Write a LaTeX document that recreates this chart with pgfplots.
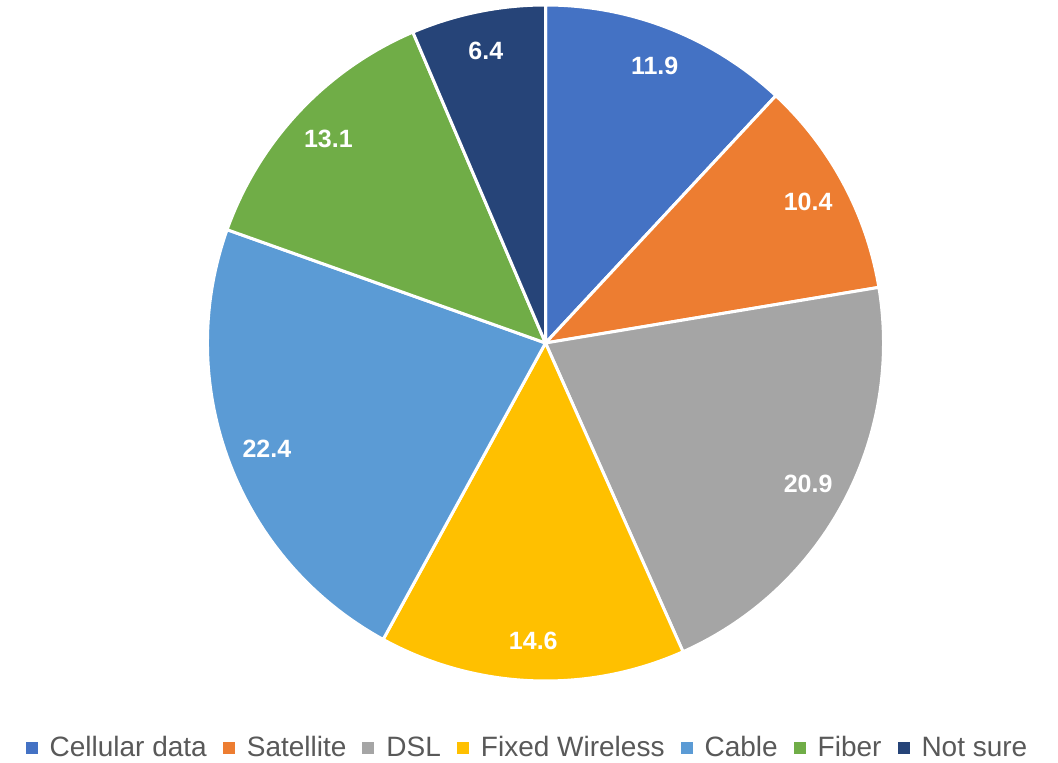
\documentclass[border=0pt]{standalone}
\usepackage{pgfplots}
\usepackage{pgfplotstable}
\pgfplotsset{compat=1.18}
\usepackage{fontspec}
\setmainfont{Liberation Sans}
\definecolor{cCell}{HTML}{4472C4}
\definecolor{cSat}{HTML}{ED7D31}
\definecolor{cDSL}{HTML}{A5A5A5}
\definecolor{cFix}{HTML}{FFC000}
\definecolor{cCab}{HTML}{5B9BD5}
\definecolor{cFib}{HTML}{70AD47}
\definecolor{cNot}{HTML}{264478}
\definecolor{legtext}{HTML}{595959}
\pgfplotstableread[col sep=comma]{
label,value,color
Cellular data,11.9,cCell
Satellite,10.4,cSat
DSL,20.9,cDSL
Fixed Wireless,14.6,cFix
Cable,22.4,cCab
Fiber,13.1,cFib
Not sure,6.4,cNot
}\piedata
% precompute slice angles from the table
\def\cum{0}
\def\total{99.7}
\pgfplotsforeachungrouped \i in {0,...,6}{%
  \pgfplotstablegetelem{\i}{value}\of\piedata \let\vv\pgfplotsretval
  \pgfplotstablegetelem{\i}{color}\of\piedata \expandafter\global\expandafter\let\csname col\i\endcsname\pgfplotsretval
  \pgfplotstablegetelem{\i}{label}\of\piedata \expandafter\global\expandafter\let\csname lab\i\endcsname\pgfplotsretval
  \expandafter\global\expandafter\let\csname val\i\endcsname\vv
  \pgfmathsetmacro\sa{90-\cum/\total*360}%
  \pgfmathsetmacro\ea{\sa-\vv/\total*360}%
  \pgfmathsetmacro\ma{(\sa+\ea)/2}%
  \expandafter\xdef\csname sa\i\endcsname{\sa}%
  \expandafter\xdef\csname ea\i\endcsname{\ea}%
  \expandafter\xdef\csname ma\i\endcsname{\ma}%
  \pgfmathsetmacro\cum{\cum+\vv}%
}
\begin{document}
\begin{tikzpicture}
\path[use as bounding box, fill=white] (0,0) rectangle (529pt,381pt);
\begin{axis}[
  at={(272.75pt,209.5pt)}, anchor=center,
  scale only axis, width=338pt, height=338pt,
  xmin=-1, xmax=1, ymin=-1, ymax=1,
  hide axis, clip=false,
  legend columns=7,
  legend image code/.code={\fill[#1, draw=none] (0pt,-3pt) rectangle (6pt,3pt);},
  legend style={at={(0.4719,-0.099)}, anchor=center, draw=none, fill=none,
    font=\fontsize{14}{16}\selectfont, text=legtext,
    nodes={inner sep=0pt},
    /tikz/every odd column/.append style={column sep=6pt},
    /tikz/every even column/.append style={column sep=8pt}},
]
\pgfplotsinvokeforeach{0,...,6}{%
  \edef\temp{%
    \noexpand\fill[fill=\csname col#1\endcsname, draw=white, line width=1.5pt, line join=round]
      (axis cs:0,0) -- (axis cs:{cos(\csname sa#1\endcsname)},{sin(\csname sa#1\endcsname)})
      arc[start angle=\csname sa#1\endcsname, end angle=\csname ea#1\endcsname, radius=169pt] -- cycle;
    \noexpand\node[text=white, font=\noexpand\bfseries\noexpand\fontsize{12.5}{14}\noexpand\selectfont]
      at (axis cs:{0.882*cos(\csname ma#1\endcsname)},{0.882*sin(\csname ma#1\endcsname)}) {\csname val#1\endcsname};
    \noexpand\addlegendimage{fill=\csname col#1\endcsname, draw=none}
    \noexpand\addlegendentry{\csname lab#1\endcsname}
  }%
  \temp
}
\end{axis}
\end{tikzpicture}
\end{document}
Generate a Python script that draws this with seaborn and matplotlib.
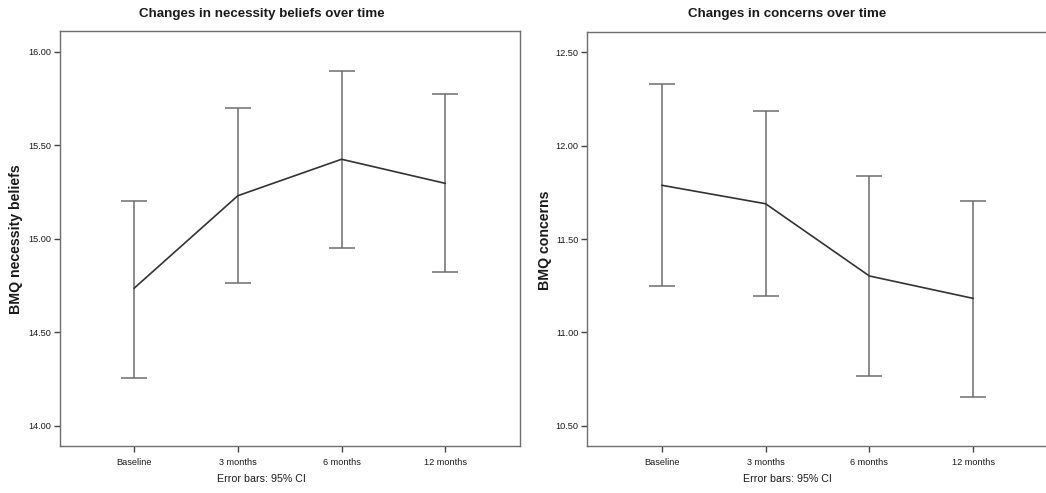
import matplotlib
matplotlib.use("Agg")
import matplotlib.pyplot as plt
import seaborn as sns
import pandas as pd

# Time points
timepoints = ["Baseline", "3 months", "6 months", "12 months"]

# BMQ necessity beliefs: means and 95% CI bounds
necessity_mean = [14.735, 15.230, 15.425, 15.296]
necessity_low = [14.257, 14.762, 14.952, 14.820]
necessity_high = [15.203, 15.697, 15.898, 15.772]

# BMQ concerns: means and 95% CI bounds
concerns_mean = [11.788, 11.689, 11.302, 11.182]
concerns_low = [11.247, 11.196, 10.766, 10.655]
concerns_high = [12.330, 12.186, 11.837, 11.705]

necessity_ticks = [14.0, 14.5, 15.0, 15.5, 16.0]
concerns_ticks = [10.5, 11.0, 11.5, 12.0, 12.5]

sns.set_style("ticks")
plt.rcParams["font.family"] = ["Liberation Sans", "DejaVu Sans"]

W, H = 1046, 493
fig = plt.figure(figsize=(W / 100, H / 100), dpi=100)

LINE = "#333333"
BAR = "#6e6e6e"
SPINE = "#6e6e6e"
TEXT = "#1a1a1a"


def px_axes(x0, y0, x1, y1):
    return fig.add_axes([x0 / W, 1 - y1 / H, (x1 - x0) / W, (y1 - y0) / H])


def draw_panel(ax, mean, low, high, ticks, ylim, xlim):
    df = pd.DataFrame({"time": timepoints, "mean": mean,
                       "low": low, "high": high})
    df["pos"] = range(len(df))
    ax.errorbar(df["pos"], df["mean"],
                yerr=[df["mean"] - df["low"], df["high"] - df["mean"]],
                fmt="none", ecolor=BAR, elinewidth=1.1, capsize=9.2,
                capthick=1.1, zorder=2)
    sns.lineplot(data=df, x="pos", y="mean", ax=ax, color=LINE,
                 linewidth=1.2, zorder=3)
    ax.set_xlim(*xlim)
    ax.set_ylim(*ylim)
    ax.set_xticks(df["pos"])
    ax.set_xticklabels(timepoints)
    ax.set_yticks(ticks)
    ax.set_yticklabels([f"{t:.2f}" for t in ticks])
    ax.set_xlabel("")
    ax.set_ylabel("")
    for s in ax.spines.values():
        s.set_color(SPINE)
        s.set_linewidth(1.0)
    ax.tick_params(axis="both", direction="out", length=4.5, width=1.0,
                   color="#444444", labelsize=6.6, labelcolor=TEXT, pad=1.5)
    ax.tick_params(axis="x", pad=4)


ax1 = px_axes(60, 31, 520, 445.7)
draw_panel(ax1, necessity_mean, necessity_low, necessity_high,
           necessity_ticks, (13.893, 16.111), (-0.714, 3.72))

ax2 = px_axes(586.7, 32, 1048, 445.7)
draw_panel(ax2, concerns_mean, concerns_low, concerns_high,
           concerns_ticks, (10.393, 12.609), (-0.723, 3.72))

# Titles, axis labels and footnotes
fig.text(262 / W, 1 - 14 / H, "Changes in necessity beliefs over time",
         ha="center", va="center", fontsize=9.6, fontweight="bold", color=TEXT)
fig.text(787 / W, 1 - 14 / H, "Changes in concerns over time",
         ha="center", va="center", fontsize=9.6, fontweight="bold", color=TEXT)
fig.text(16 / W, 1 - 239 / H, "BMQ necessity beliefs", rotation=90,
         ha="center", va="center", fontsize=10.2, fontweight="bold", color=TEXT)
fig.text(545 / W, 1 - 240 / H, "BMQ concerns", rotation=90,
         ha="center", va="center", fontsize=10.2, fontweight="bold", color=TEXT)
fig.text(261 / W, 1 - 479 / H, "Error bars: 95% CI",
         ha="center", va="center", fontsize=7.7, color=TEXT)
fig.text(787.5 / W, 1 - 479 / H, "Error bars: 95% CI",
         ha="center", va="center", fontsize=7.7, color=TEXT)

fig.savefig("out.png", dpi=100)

What the exercise asks: Copy out all the records exactly, excluding pictures.

Solution to the problem:
Write a LaTeX document that recreates this chart with pgfplots.
\documentclass[border=0pt]{standalone}
\usepackage{pgfplots}
\usepackage{pgfplotstable}
\pgfplotsset{compat=1.18}
\usepackage{fontspec}
\setmainfont{Liberation Sans}
\definecolor{cCell}{HTML}{4472C4}
\definecolor{cSat}{HTML}{ED7D31}
\definecolor{cDSL}{HTML}{A5A5A5}
\definecolor{cFix}{HTML}{FFC000}
\definecolor{cCab}{HTML}{5B9BD5}
\definecolor{cFib}{HTML}{70AD47}
\definecolor{cNot}{HTML}{264478}
\definecolor{legtext}{HTML}{595959}
\pgfplotstableread[col sep=comma]{
label,value,color
Cellular data,11.9,cCell
Satellite,10.4,cSat
DSL,20.9,cDSL
Fixed Wireless,14.6,cFix
Cable,22.4,cCab
Fiber,13.1,cFib
Not sure,6.4,cNot
}\piedata
% precompute slice angles from the table
\def\cum{0}
\def\total{99.7}
\pgfplotsforeachungrouped \i in {0,...,6}{%
  \pgfplotstablegetelem{\i}{value}\of\piedata \let\vv\pgfplotsretval
  \pgfplotstablegetelem{\i}{color}\of\piedata \expandafter\global\expandafter\let\csname col\i\endcsname\pgfplotsretval
  \pgfplotstablegetelem{\i}{label}\of\piedata \expandafter\global\expandafter\let\csname lab\i\endcsname\pgfplotsretval
  \expandafter\global\expandafter\let\csname val\i\endcsname\vv
  \pgfmathsetmacro\sa{90-\cum/\total*360}%
  \pgfmathsetmacro\ea{\sa-\vv/\total*360}%
  \pgfmathsetmacro\ma{(\sa+\ea)/2}%
  \expandafter\xdef\csname sa\i\endcsname{\sa}%
  \expandafter\xdef\csname ea\i\endcsname{\ea}%
  \expandafter\xdef\csname ma\i\endcsname{\ma}%
  \pgfmathsetmacro\cum{\cum+\vv}%
}
\begin{document}
\begin{tikzpicture}
\path[use as bounding box, fill=white] (0,0) rectangle (529pt,381pt);
\begin{axis}[
  at={(272.75pt,209.5pt)}, anchor=center,
  scale only axis, width=338pt, height=338pt,
  xmin=-1, xmax=1, ymin=-1, ymax=1,
  hide axis, clip=false,
  legend columns=7,
  legend image code/.code={\fill[#1, draw=none] (0pt,-3pt) rectangle (6pt,3pt);},
  legend style={at={(0.4719,-0.099)}, anchor=center, draw=none, fill=none,
    font=\fontsize{14}{16}\selectfont, text=legtext,
    nodes={inner sep=0pt},
    /tikz/every odd column/.append style={column sep=6pt},
    /tikz/every even column/.append style={column sep=8pt}},
]
\pgfplotsinvokeforeach{0,...,6}{%
  \edef\temp{%
    \noexpand\fill[fill=\csname col#1\endcsname, draw=white, line width=1.5pt, line join=round]
      (axis cs:0,0) -- (axis cs:{cos(\csname sa#1\endcsname)},{sin(\csname sa#1\endcsname)})
      arc[start angle=\csname sa#1\endcsname, end angle=\csname ea#1\endcsname, radius=169pt] -- cycle;
    \noexpand\node[text=white, font=\noexpand\bfseries\noexpand\fontsize{12.5}{14}\noexpand\selectfont]
      at (axis cs:{0.882*cos(\csname ma#1\endcsname)},{0.882*sin(\csname ma#1\endcsname)}) {\csname val#1\endcsname};
    \noexpand\addlegendimage{fill=\csname col#1\endcsname, draw=none}
    \noexpand\addlegendentry{\csname lab#1\endcsname}
  }%
  \temp
}
\end{axis}
\end{tikzpicture}
\end{document}
Generate a Python script that draws this with seaborn and matplotlib.
import matplotlib
matplotlib.use("Agg")
import matplotlib.pyplot as plt
import seaborn as sns
import pandas as pd

# Time points
timepoints = ["Baseline", "3 months", "6 months", "12 months"]

# BMQ necessity beliefs: means and 95% CI bounds
necessity_mean = [14.735, 15.230, 15.425, 15.296]
necessity_low = [14.257, 14.762, 14.952, 14.820]
necessity_high = [15.203, 15.697, 15.898, 15.772]

# BMQ concerns: means and 95% CI bounds
concerns_mean = [11.788, 11.689, 11.302, 11.182]
concerns_low = [11.247, 11.196, 10.766, 10.655]
concerns_high = [12.330, 12.186, 11.837, 11.705]

necessity_ticks = [14.0, 14.5, 15.0, 15.5, 16.0]
concerns_ticks = [10.5, 11.0, 11.5, 12.0, 12.5]

sns.set_style("ticks")
plt.rcParams["font.family"] = ["Liberation Sans", "DejaVu Sans"]

W, H = 1046, 493
fig = plt.figure(figsize=(W / 100, H / 100), dpi=100)

LINE = "#333333"
BAR = "#6e6e6e"
SPINE = "#6e6e6e"
TEXT = "#1a1a1a"


def px_axes(x0, y0, x1, y1):
    return fig.add_axes([x0 / W, 1 - y1 / H, (x1 - x0) / W, (y1 - y0) / H])


def draw_panel(ax, mean, low, high, ticks, ylim, xlim):
    df = pd.DataFrame({"time": timepoints, "mean": mean,
                       "low": low, "high": high})
    df["pos"] = range(len(df))
    ax.errorbar(df["pos"], df["mean"],
                yerr=[df["mean"] - df["low"], df["high"] - df["mean"]],
                fmt="none", ecolor=BAR, elinewidth=1.1, capsize=9.2,
                capthick=1.1, zorder=2)
    sns.lineplot(data=df, x="pos", y="mean", ax=ax, color=LINE,
                 linewidth=1.2, zorder=3)
    ax.set_xlim(*xlim)
    ax.set_ylim(*ylim)
    ax.set_xticks(df["pos"])
    ax.set_xticklabels(timepoints)
    ax.set_yticks(ticks)
    ax.set_yticklabels([f"{t:.2f}" for t in ticks])
    ax.set_xlabel("")
    ax.set_ylabel("")
    for s in ax.spines.values():
        s.set_color(SPINE)
        s.set_linewidth(1.0)
    ax.tick_params(axis="both", direction="out", length=4.5, width=1.0,
                   color="#444444", labelsize=6.6, labelcolor=TEXT, pad=1.5)
    ax.tick_params(axis="x", pad=4)


ax1 = px_axes(60, 31, 520, 445.7)
draw_panel(ax1, necessity_mean, necessity_low, necessity_high,
           necessity_ticks, (13.893, 16.111), (-0.714, 3.72))

ax2 = px_axes(586.7, 32, 1048, 445.7)
draw_panel(ax2, concerns_mean, concerns_low, concerns_high,
           concerns_ticks, (10.393, 12.609), (-0.723, 3.72))

# Titles, axis labels and footnotes
fig.text(262 / W, 1 - 14 / H, "Changes in necessity beliefs over time",
         ha="center", va="center", fontsize=9.6, fontweight="bold", color=TEXT)
fig.text(787 / W, 1 - 14 / H, "Changes in concerns over time",
         ha="center", va="center", fontsize=9.6, fontweight="bold", color=TEXT)
fig.text(16 / W, 1 - 239 / H, "BMQ necessity beliefs", rotation=90,
         ha="center", va="center", fontsize=10.2, fontweight="bold", color=TEXT)
fig.text(545 / W, 1 - 240 / H, "BMQ concerns", rotation=90,
         ha="center", va="center", fontsize=10.2, fontweight="bold", color=TEXT)
fig.text(261 / W, 1 - 479 / H, "Error bars: 95% CI",
         ha="center", va="center", fontsize=7.7, color=TEXT)
fig.text(787.5 / W, 1 - 479 / H, "Error bars: 95% CI",
         ha="center", va="center", fontsize=7.7, color=TEXT)

fig.savefig("out.png", dpi=100)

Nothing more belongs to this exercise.